The US Treasury Department, led by secretary Janet Yellen, has been ramping up sanctions on Iran. Photo: Office of the Ukrainian President

“There’s a financial impact that these designations have had, but it is going to take time until we really see the oil exports go down as a result of that,” she said.

Jungman revealed on social media platform X that the Ohar/Artura and its cargo finally reached its destination — China’s port of Tianjin — in October.

That China was the final port of call for the cargo is no surprise.

Falakshahi said that in the past, one-quarter of Iran’s oil reached China, and the buyers were large state-owned companies such as Sinopec.

Now, nearly 100% of Tehran’s oil is shipped to China, and the buyers have changed dramatically.

The crude is bought by smaller, independent companies known as teapot refiners, often in Shandong province.

The large state-owned outfits operate globally, and their activities would be significantly disrupted by sanctions. But Falakshahi said the picture is different for the teapots.

No global or dollar ops

“The big difference is that these companies don’t have overseas operations. They don’t have operations in dollars. So it becomes much more complicated for the US to go after these companies,” he said.

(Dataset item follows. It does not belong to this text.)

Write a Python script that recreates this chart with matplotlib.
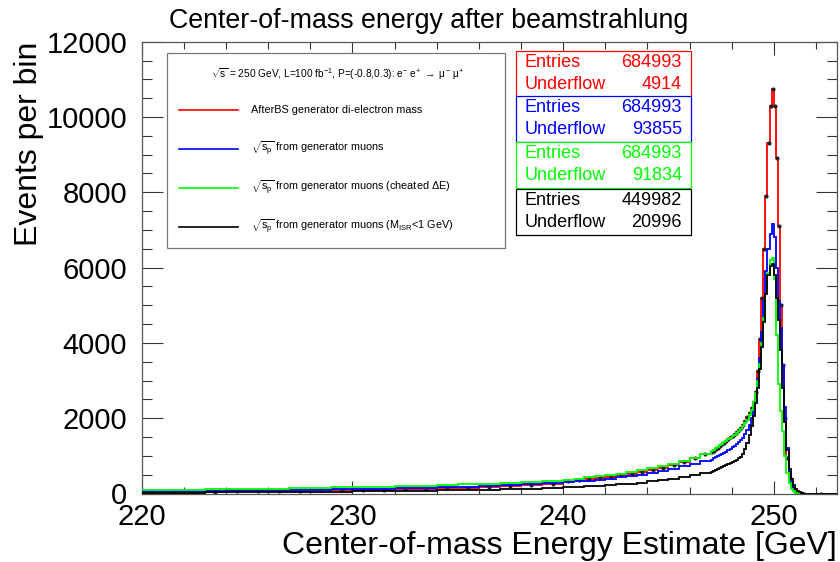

“There’s simply nothing they can sanction.”

Jungman said that China has never cared about sanctions, and the refiners are buying oil at a discounted price.

“There’s an incentive for them to continue to do that until there is a change, whether that’s sanctions on Chinese banks, sanctions on Chinese refineries or more sanctions on Chinese owners,” she said.

“The refineries in China that are ultimately making the purchases of the Iranian crude — that would be a great place to start.”